Strangely eventless, yet swelling with high drama, The Archers is the longest-running series in the world. But does this rural soap reflect the reality of country life, or is it a fantasy liberal never-never land for urban audiences?

The longest-running drama in the world is a soap opera about life in an English farming village. Every week, 5 million people listen to The Archers on BBC Radio 4. It is also the broadcaster’s most downloaded radio show. It first aired 70 years ago – that is to say, during the era of the horse-drawn plough and tea on the ration. One of the current cast, June Spencer, who plays the formidable matriarch Peggy Woolley, appeared in the first episode on New Year’s Day, 1951. She is 101 years old.

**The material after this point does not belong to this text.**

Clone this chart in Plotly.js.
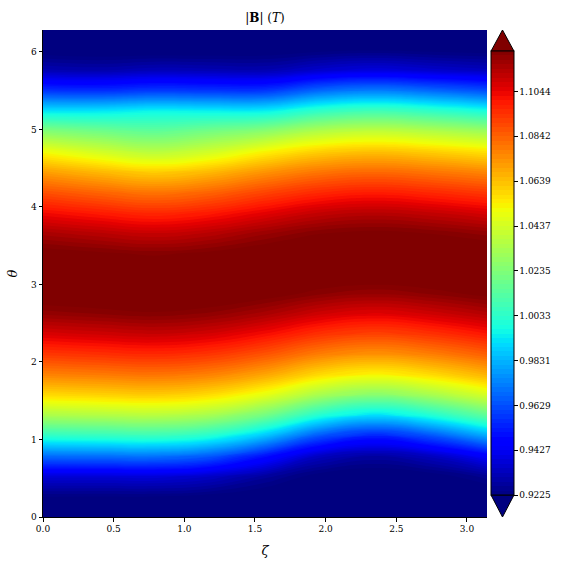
<!DOCTYPE html>
<html>
<head>
<meta charset="utf-8">
<script src="https://cdn.plot.ly/plotly-3.0.1.min.js"></script>
<style>html,body{margin:0;padding:0;background:#fff;}#chart{width:566px;height:566px;}</style>
</head>
<body>
<div id="chart"></div>
<script>
// toroidal angle zeta (x) and poloidal angle theta (y)
const zeta = [0, 0.3927, 0.7854, 1.1781, 1.5708, 1.9635, 2.3562, 2.7489, 3.1416];
const theta = [0, 0.2618, 0.5236, 0.7854, 1.0472, 1.3090, 1.5708, 1.8326, 2.0944, 2.3562,
  2.6180, 2.8798, 3.1416, 3.4034, 3.6652, 3.9270, 4.1888, 4.4506, 4.7124, 4.9742,
  5.2360, 5.4978, 5.7596, 6.0214, 6.2832];

// |B| (T) along theta, one array per zeta column
const bZeta0 = [0.9172,0.9225,0.9376,0.9689,1.0034,1.0338,1.0579,1.0768,1.0927,1.1068,1.1190,1.1271,1.1293,1.1251,1.1154,1.1025,1.0878,1.0712,1.0509,1.0248,0.9927,0.9577,0.9315,0.9198,0.9172];
const bZeta1 = [0.9175,0.9223,0.9375,0.9696,1.0047,1.0353,1.0596,1.0784,1.0944,1.1087,1.1205,1.1280,1.1290,1.1233,1.1126,1.0989,1.0834,1.0656,1.0433,1.0200,0.9930,0.9565,0.9305,0.9188,0.9175];
const bZeta2 = [0.9180,0.9223,0.9379,0.9705,1.0061,1.0368,1.0611,1.0799,1.0959,1.1102,1.1219,1.1285,1.1285,1.1218,1.1101,1.0959,1.0798,1.0610,1.0370,1.0160,0.9960,0.9590,0.9325,0.9190,0.9180];
const bZeta3 = [0.9176,0.9209,0.9347,0.9651,1.0009,1.0325,1.0575,1.0770,1.0933,1.1078,1.1200,1.1278,1.1291,1.1235,1.1128,1.0990,1.0834,1.0654,1.0427,1.0210,0.9950,0.9580,0.9318,0.9190,0.9176];
const bZeta4 = [0.9172,0.9181,0.9275,0.9501,0.9860,1.0200,1.0477,1.0694,1.0867,1.1019,1.1153,1.1252,1.1294,1.1266,1.1179,1.1049,1.0902,1.0734,1.0529,1.0266,0.9950,0.9580,0.9312,0.9194,0.9172];
const bZeta5 = [0.9175,0.9172,0.9202,0.9335,0.9635,1.0000,1.0324,1.0578,1.0775,1.0941,1.1088,1.1209,1.1282,1.1287,1.1223,1.1106,1.0961,1.0799,1.0608,1.0361,1.0047,0.9685,0.9360,0.9214,0.9175];
const bZeta6 = [0.9176,0.9177,0.9184,0.9284,0.9534,0.9905,1.0247,1.0523,1.0733,1.0905,1.1057,1.1188,1.1274,1.1292,1.1238,1.1128,1.0986,1.0824,1.0638,1.0397,1.0088,0.9726,0.9386,0.9224,0.9176];
const bZeta7 = [0.9175,0.9172,0.9202,0.9335,0.9635,1.0000,1.0324,1.0578,1.0775,1.0941,1.1088,1.1209,1.1282,1.1287,1.1223,1.1106,1.0961,1.0799,1.0608,1.0361,1.0047,0.9685,0.9360,0.9214,0.9175];
const bZeta8 = [0.9174,0.9177,0.9255,0.9448,0.9805,1.0151,1.0440,1.0664,1.0842,1.0997,1.1134,1.1240,1.1292,1.1276,1.1195,1.1071,1.0925,1.0761,1.0564,1.0310,0.9991,0.9632,0.9337,0.9205,0.9174];

// colour levels and colorbar ticks
const levelMin = 0.9225;
const levelMax = 1.1226;
const levelCount = 100;
const cbTickVals = [0.9225, 0.9427, 0.9629, 0.9831, 1.0033, 1.0235, 1.0437, 1.0639, 1.0842, 1.1044];
const cbTickText = ['0.9225','0.9427','0.9629','0.9831','1.0033','1.0235','1.0437','1.0639','1.0842','1.1044'];
const xTickVals = [0, 0.5, 1.0, 1.5, 2.0, 2.5, 3.0];
const yTickVals = [0, 1, 2, 3, 4, 5, 6];

const columns = [bZeta0, bZeta1, bZeta2, bZeta3, bZeta4, bZeta5, bZeta6, bZeta7, bZeta8];
const z = theta.map((t, i) => columns.map(col => col[i]));

// matplotlib "jet"
const jet = [
  [0.000, 'rgb(0,0,128)'],
  [0.110, 'rgb(0,0,255)'],
  [0.125, 'rgb(0,0,255)'],
  [0.340, 'rgb(0,219,255)'],
  [0.350, 'rgb(0,230,247)'],
  [0.375, 'rgb(21,255,226)'],
  [0.640, 'rgb(239,255,8)'],
  [0.650, 'rgb(247,245,0)'],
  [0.660, 'rgb(255,236,0)'],
  [0.890, 'rgb(255,19,0)'],
  [0.910, 'rgb(232,0,0)'],
  [1.000, 'rgb(128,0,0)']
];

const font = 'DejaVu Serif, Liberation Serif, serif';
const cbX0 = 1.009, cbX1 = 1.0608, cbXm = (cbX0 + cbX1) / 2;
const cbTop = 0.9565, cbBot = 0.0452;

const trace = {
  type: 'contour',
  x: zeta,
  y: theta,
  z: z,
  colorscale: jet,
  zauto: false,
  zmin: levelMin,
  zmax: levelMax,
  autocontour: false,
  contours: {
    start: levelMin,
    end: levelMax,
    size: (levelMax - levelMin) / (levelCount - 1),
    coloring: 'fill',
    showlines: false
  },
  line: {width: 0, smoothing: 1.3},
  colorbar: {
    x: cbX0, xanchor: 'left',
    y: (cbTop + cbBot) / 2, yanchor: 'middle',
    len: cbTop - cbBot, lenmode: 'fraction',
    thickness: 23, thicknessmode: 'pixels',
    xpad: 0, ypad: 0,
    outlinewidth: 1, outlinecolor: '#000',
    tickmode: 'array', tickvals: cbTickVals, ticktext: cbTickText,
    ticks: 'outside', ticklen: 3.5, tickcolor: '#000', tickwidth: 1,
    tickfont: {family: font, size: 9, color: '#000'}
  },
  hoverinfo: 'skip'
};

const layout = {
  width: 566, height: 566,
  margin: {l: 43, r: 79, t: 30, b: 49, pad: 0},
  paper_bgcolor: '#fff', plot_bgcolor: '#fff',
  font: {family: font, size: 9, color: '#000'},
  title: {
    text: '|<b>B</b>| (<i>T</i>)',
    x: 0.5, xref: 'paper', xanchor: 'center',
    y: 1 - 18 / 566, yref: 'container', yanchor: 'middle',
    font: {family: font, size: 12, color: '#000'}
  },
  xaxis: {
    range: [0, Math.PI], tickmode: 'array', tickvals: xTickVals,
    tickformat: '.1f',
    ticks: 'outside', ticklen: 3.5, tickcolor: '#000',
    showline: true, linecolor: '#000', linewidth: 1, mirror: false,
    showgrid: false, zeroline: false,
    tickfont: {family: font, size: 9},
    title: {text: '<i>ζ</i>', font: {family: font, size: 13}, standoff: 12}
  },
  yaxis: {
    range: [0, 2 * Math.PI], tickmode: 'array', tickvals: yTickVals,
    ticks: 'outside', ticklen: 3.5, tickcolor: '#000',
    showline: true, linecolor: '#000', linewidth: 1, mirror: false,
    showgrid: false, zeroline: false,
    tickfont: {family: font, size: 9},
    title: {text: '<i>θ</i>', font: {family: font, size: 13}, standoff: 10}
  },
  shapes: [
    {type: 'path', xref: 'paper', yref: 'paper',
     path: `M ${cbX0},${cbTop} L ${cbXm},1 L ${cbX1},${cbTop} Z`,
     fillcolor: 'rgb(128,0,0)', line: {color: '#000', width: 1}},
    {type: 'path', xref: 'paper', yref: 'paper',
     path: `M ${cbX0},${cbBot} L ${cbXm},0 L ${cbX1},${cbBot} Z`,
     fillcolor: 'rgb(0,0,128)', line: {color: '#000', width: 1}}
  ],
  showlegend: false
};

Plotly.newPlot('chart', [trace], layout, {displayModeBar: false, staticPlot: true});
</script>
</body>
</html>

Because it is middle England’s omnipresent soundtrack, it can be easier to see The Archers as some kind of naturally occurring phenomenon than, say, an experimental, durational artwork that blurs the boundaries between fantasy and reality; or a “peculiarly English epic” as its former editor, or showrunner, Sean O’Connor describes it. To the uninitiated, on the other hand, it can appear somewhere on a scale between charmingly quaint, deeply bewildering and insufferably smug. An Irish friend told me she regarded the entire Archers mis-en-scène – “the village green, Bonfire Night, the slightly mysteriously located Big House, the cider club and the posh livery stables, even the Bull’s beer garden” as “utterly exotic”. A puzzled Texan, invited to listen by the hosts of the BBC’s Americast podcast, described it as “like Downton, except without the interesting period detail or drama”.